To slay the larger cancer cell they are attached to, the two smaller killer T cells release protein bombs.

STEVE GSCHMEISSNER/Science Source

Our immune system’s killer T cells earn their name. They destroy infected and cancerous cells, and now, research reveals new details about how they do it. The cells bombard their targets with protein “bombs” packed with deadly chemicals.

The study “is clearly a significant step forward in refining our knowledge” about how these immune sentinels take out dangerous cells, says immunologist David Masopust of the University of Minnesota Medical School.

One of a killer T cell’s most important weapons is perforin, a protein that punctures the outer membrane of the target cell. Enzymes called granzymes that the T cell also releases can then pour in and trigger the victim to commit suicide. Whether killer T cells just squirt out granzymes and perforin or rely on specialized structures to transport the lethal molecules to the target cell has not been clear.

To find out, immunologist Michael Dustin of the University of Oxford and colleagues tracked molecules spilled by attacking killer T cells. Their results, reported today in Science, suggest the cells package the molecules into containers the team calls supramolecular attack particles, or SMAPs.
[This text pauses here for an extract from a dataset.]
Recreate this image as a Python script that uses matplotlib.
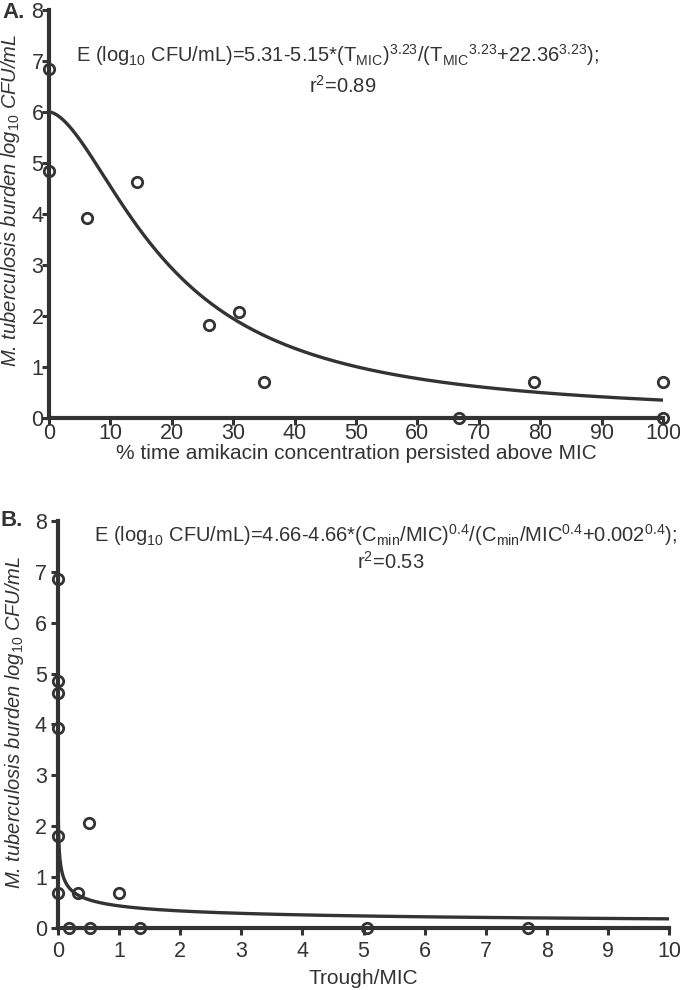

By analyzing the payloads of these bombs, the scientists discovered that SMAPs contain not just perforin and granzymes, but also more than 280 other kinds of proteins.

For a closer look at SMAPs’ structure, the researchers turned to a type of superresolution imaging known as direct stochastic optical reconstruction microscopy, which can pinpoint individual molecules. Cells release some types of small particles that are swaddled in lipids, but SMAPs sport a protein coat and harbor granzyme and perforin in their core. Instead of just leaking perforin and granzymes, killer T cells fashion a complex receptacle to deliver them, the researchers conclude.

To simulate the interactions between killer T cells and their victims, Dustin and his team placed the T cells on a double layer of lipids that is similar to the membrane that encloses cells. SMAPs rapidly showed up on the membrane, suggesting the T cells began to discharge them after latching on.

When the researchers plucked the killer T cells off the surface, some SMAPs remained behind. Like molecular mines, they could kill cells for up to 1 day, the team reports. Studies going back as far as the 1980s may have detected signs of SMAPs, Dustin says, but until recently researchers didn’t have the imaging technology to probe their structure.

Immunologist Christopher Mody of the University of Calgary says the paper deserves credit for “suggesting a new paradigm” for how perforin and granzymes converge at the target cell’s membrane. However, he cautions that the authors have not demonstrated whether killer T cells make and then release SMAPs or release the components, which then assemble into SMAPs at the target.

SMAPs’ complex contents suggest they may also have other functions, Dustin says. For example, the particles contain molecules that attract immune cells and manipulate their behavior, hinting that communication could be one of their roles. “We know they are important for killing, but we suspect it’s more than that,” Dustin says.